Uber In a Box : Open Source & The New Economy
Open source software has played an important role in the development of the Internet and the web. Tools like Linux, MySQL, PHP and countless others dramatically reduced the cost of building new services and companies.
Let’s take a database as an example. It wasn’t that long ago that if you wanted to use a database in your application (any useful application probably interacts with one), you had to license software from a vendor such as Microsoft or Oracle. Database technology is not easy to build, so it was usually cheaper to pay an expensive software license than try to build your own database server in house.
Open source software turned this model on its head. It turned out that a group of volunteer programmers could build and maintain complex projects without the usual economic incentives. Several open source database platforms (PostGRES and MySQL being among the better known) emerged, and became part of the standard set of tools new companies used to build their solutions. Instead of paying a large tithe to Microsoft or Oracle, you could use free software and hire a handful of subject matter experts to support these tools (and pay much less in total).
The current leaders in the “sharing economy” all seem to be betting that by buying market dominance today, they’re insuring they’ll be in a dominant position tomorrow. At the moment, the cost of building a platform like Uber is very high, both because its expensive to create a marketplace, and because these companies have to build the technology behind the marketplace (dispatch, payment systems, etc). That may be true today, but its not going to be true in the future. I’ll focus on car services as an example, though the same points apply to other labor marketplaces.
A car service is a good example of a service that is pretty much the same wherever it is offered. Whether its Uber, a licensed taxi operator, or another car share service, the service has a common set of required features, such as:
Dispatch : ability to request, price and accept/reject service, track status
Feedback : rate drivers and riders (this data feeds into dispatch)
Billing : process and settle payments, resolve disputes
Customer service : track service inquires
A stable and well defined API that allows for different components (such as mobile apps) to be developed fairly independently of each other
This is a situation where an open source solution will do very well. Open source excels in situations where you need a 90–95% solution, meaning it does almost everything you need out of the box, and can be adapted to your specific needs without the original vendor’s involvement. At the moment, the major players build and maintain their own software, which gives them an advantage over new entrants that have to build this as well.
But what happens when someone decides to build a decent open source platform? This could come from any number of places:
A group of independent developers, perhaps motivated by altruistic reasons, wants to create a more level playing field for smaller operators.
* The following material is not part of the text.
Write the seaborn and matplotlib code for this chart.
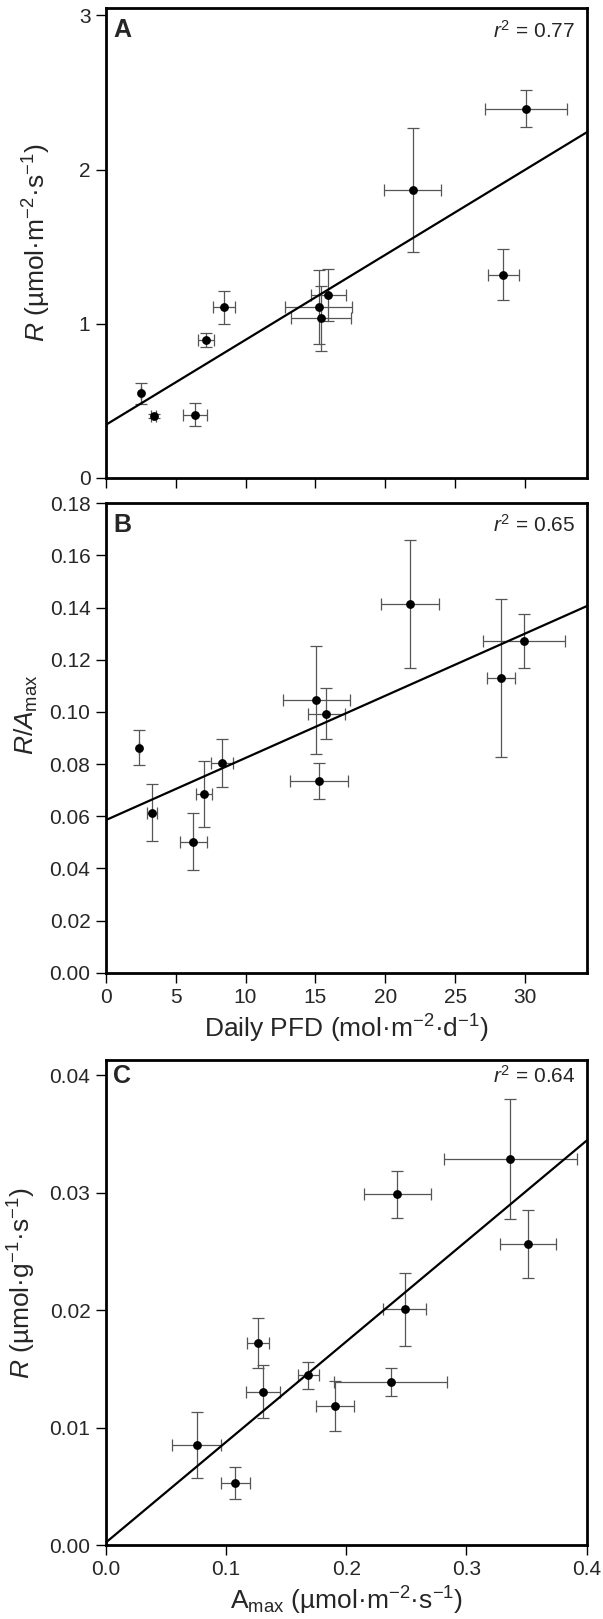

One of the second tier operators goes “paws up” and decides as a final act to open source its technology.
A group of smaller operators decide to pool resources and technical talent and end up open sourcing much of their work (similar to what Flywheel is doing, although Flywheel has not open sourced its platform).
Once someone releases a fairly complete and reliable platform, pretty much anyone will be able to compete on a technical level. Building a carshare service will no longer involve recruiting the world’s best technical talent, but rather hiring a much smaller number of people to adapt existing tools (much like you might hire someone to customize an online shopping platform, rather than build the entire platform from scratch). Note that new entrants will still need to recruit and retain high quality labor to their marketplaces, but the availability of a more or less turnkey logistics/marketplace platform will lower technical barriers to entry.
Open source also has an important role to play because of its utility in busting monopolies. In the long term, its not in consumers’ interest for a marketplace, and the services brokered in the marketplace, to be controlled by a single company. Imagine you are a local car service a couple of years from now. Would you rather trust your revenue to a system that you do not own and control? or would you rather have control over your dispatch system, pricing, etc?
This is where my skepticism about sharing economy comes from. At the moment, the leaders enjoy high barriers to entry, which I suspect are more due to the fact that the services are difficult to build, especially for companies that are historically not technical (e.g. taxi operators). That advantage will erode pretty quickly once “Uber in a Box” is available under an open license, as a cottage industry of vendors will emerge to support this sort of solution (think Wordpress for example), and that will enable another wave of entrants. Meanwhile, legal pressure to treat contractors as employees will erode one of their main cost advantages.
Its unwise to extrapolate future growth based on the recent past. Every now and then, a new technology like the telegraph, radio dispatch, or the computer comes along that gives certain operators an advantage, but then access to that technology becomes more or less universal and that advantage dissipates. There is a reason that services like taxis have historically been dominated by smaller local operators (not just in the US but everywhere).
This isn’t to say that the sharing companies are doomed, just that current and future competition may be stronger than expected, and may come from unforeseen places.
And lastly, for the software developers and entrepreneurs who are reading this. Many of you may be thinking that the window of opportunity has closed for this space. If you’re trying to build a vertically integrated business, it probably has.
But what if someone builds a general purpose platform for managing a labor marketplace, something that’s relatively easy to use, applicable to multiple uses, and extensible? Something like Wordpress?